Friday, July 31, 2015
Quick Look - Last Day Of July
Morning thunderstorms have mostly weakened now, except south of the border. Large area of residual showers and heavy cloud cover is drifting slowly westward across Cochise County, and a small area of showers in eastern Pima County is moving west along I-10. There are large areas of cloudiness this morning over New Mexico, southeastern Arizona, and northern Sonora. It is likely that there are MCVs/weak inverted troughs associated with the debris systems east and south of Tucson area. There is also a larger, but weak trough south of the Four Corners region - net result will be a complex and somewhat chaotic large-scale setting today.

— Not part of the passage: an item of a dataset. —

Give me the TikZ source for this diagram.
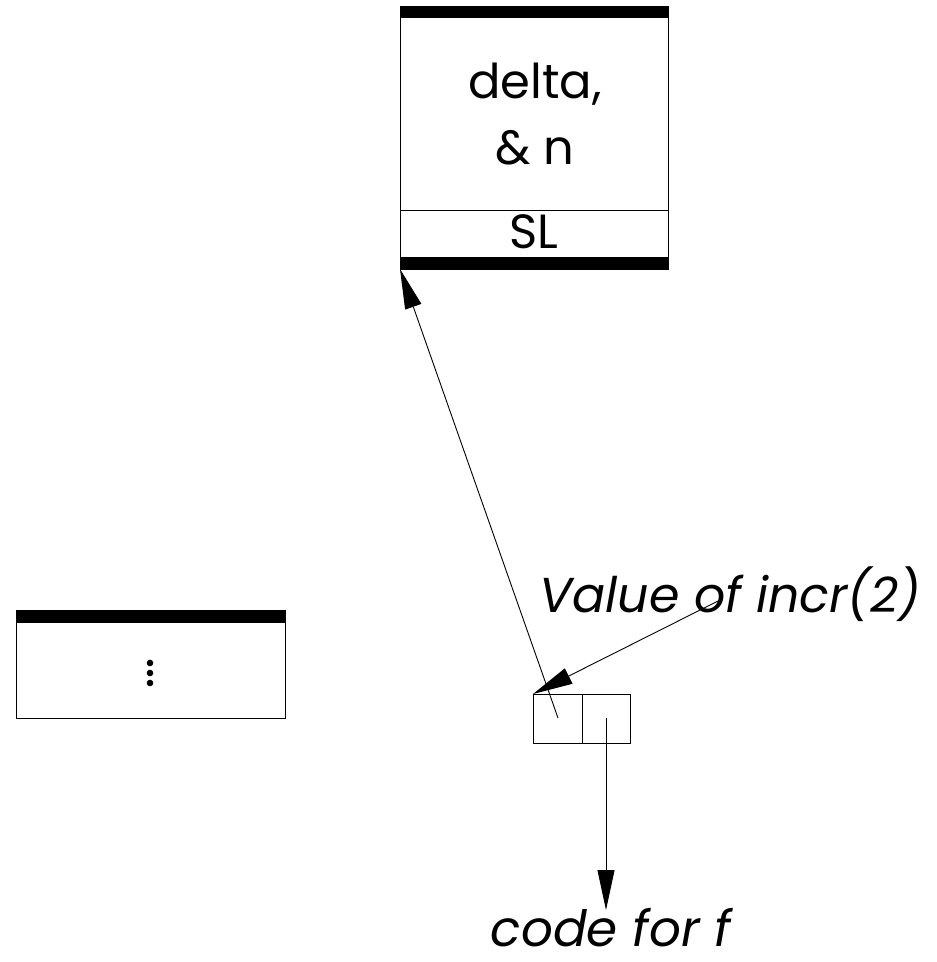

The morning skewT plot of the 12 UTC TWC upper-air data (above from SPC) shows another onion shaped sounding - but importantly, one that requires minimal heating to produce a deep boundary layer that will have moderate CAPE. The vertical wind profile remains very poor with chopped-up, light winds below 300 mb. Storms at low elevations will evolve depending upon the amount of local heating - looks like best sunshine will develop just to west of heavy clouds moving west from Cochise County - and the evolution of outflows. It will be another day for careful monitoring of the hour-to-hour evolution of storm activity, especially since possibility of downbursts and heavy rains will be significant with strong thunderstorm cores.
Finally, the NHC has upgraded TS Guillermo to a Cat. 1 hurricane this morning (IR image of storm below is from 1330 UTC). Guillermo is west of 130 W and moving off toward the Big Island of Hawaii - so not of much interest to us in the Southwest.